There has been scant interest from private equity types: Ron Burkle, the founder of investment firm Yucaipa Companies, is reportedly interested in the Clippers (Burkle is co-owner of the Pittsburgh Penguins of the NHL), as well as athlete-turned-entrepreneur Magic Johnson, who is backed by Guggenheim Partners, the financial services firm that led a buyout of the Los Angeles Dodgers in 2012 for $2.1 billion.
The last hot sports auction was the Dodgers sale two years ago. Private equity firms such as KKR, Thomas H. Lee Partners and Providence Equity Partners were involved in the bidding for the Dodgers (the Blackstone Group even advised the baseball team in the sale).
The L.A. Clippers auction hasn’t started, but PE doesn’t seem very enthusiastic about a deal. Why? Sports teams are not a suitable investment for PE funds, several GP and LP sources said. The value of sports teams go up “from time to time,” which doesn’t fit in with the three to five year time frame of a PE fund, persons said.
Sports teams usually don’t have “real cash flow,” sources said. Then there is all the drama and distraction associated with owning a team, GPs said.
Still, sports deals can be lucrative. Providence Equity Partners, the media-focused PE firm, along with Goldman Sachs, invested in the YES Network in 2001. They sold it in 2012 to News Corp.
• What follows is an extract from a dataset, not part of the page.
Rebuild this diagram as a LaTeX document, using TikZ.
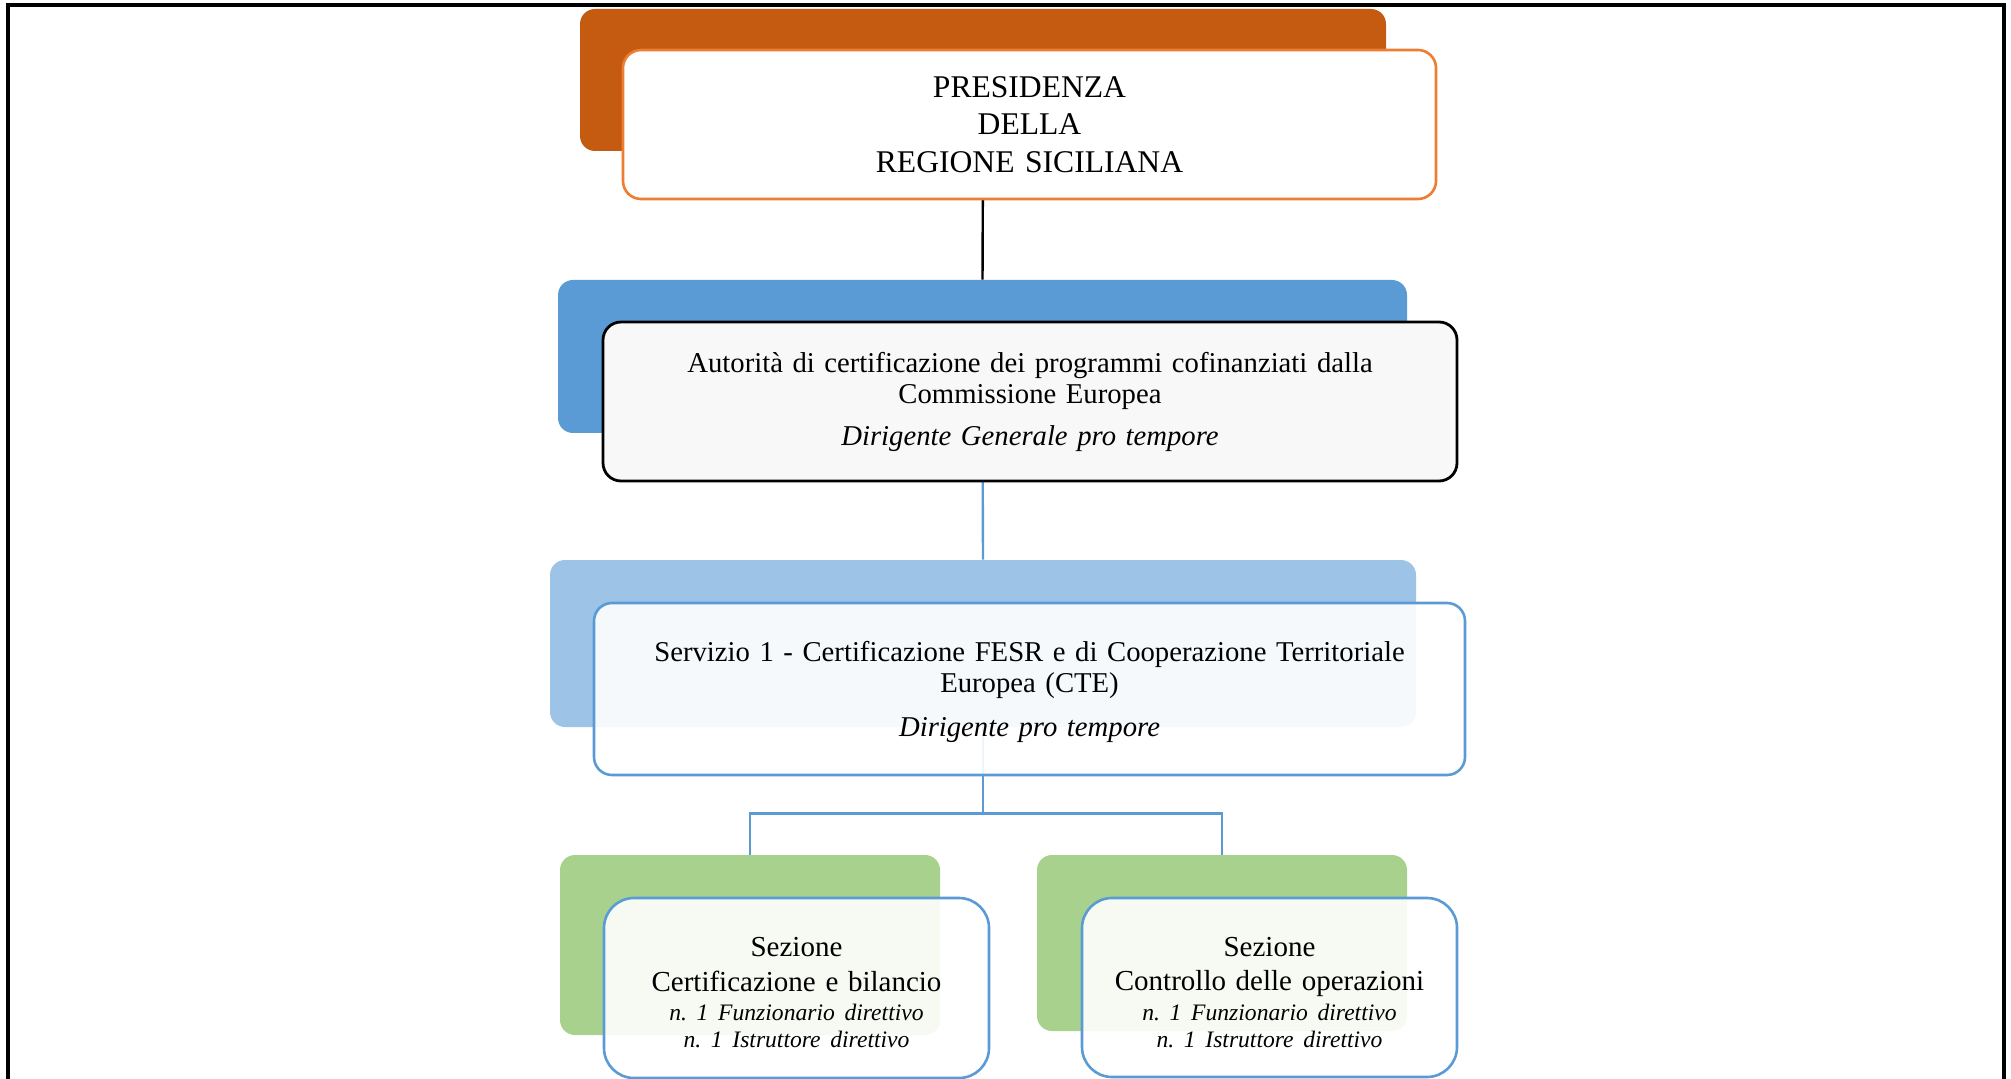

Providence, along with Goldman, made about 4.5x – 5x their money with the sale of YES, peHUB has reported.
Several sources pointed out that PE investments in sports teams pose a conflict of interest, sources said. “As a fan, you want to spend as much money as possible to get the best players to win,” an LP said. “As a businessman, you want to maximize profits.”
Michael LaSalle, a partner at Shamrock Capital Advisors, said in an emailed response to questions that there is pressure to win with a sports team. This may or may not run counter to PE’s typical endgame: increasing profitability. “That’s why we invested in the Harlem Globetrotters eight years ago — many of the economic benefits of owning a sports team, but we knew we’d win every night!”
The Herschend Family Entertainment Corp acquired the Globetrotters from Shamrock late last year. The Los Angeles PE firm reportedly sold the team for between $70 million to $100 million, CNBC said.
One of the bigger obstacles to investing in a sports team is LPs. Investors will get upset with such deals if they are outside the fund’s investment strategy, sources said. They will also question the firm’s motivation for buying a sports team, a GP said.
Investments in sports teams are generally considered “trophy buys” or vanity plays, sources said. Typically these deals are the domain of individual PE or hedge fund executives who put their own money into a franchise. For example, David Blitzer and Joshua Harris completed the purchase of the New Jersey Devils hockey team last year. Blitzer is a senior MD at Blackstone Group, while Harris is co-founder of Apollo Global Management.
Executives invest in teams “so they can sit next to the court, in the dugout and be the jock that, in the majority of cases, they never were,” a different LP said.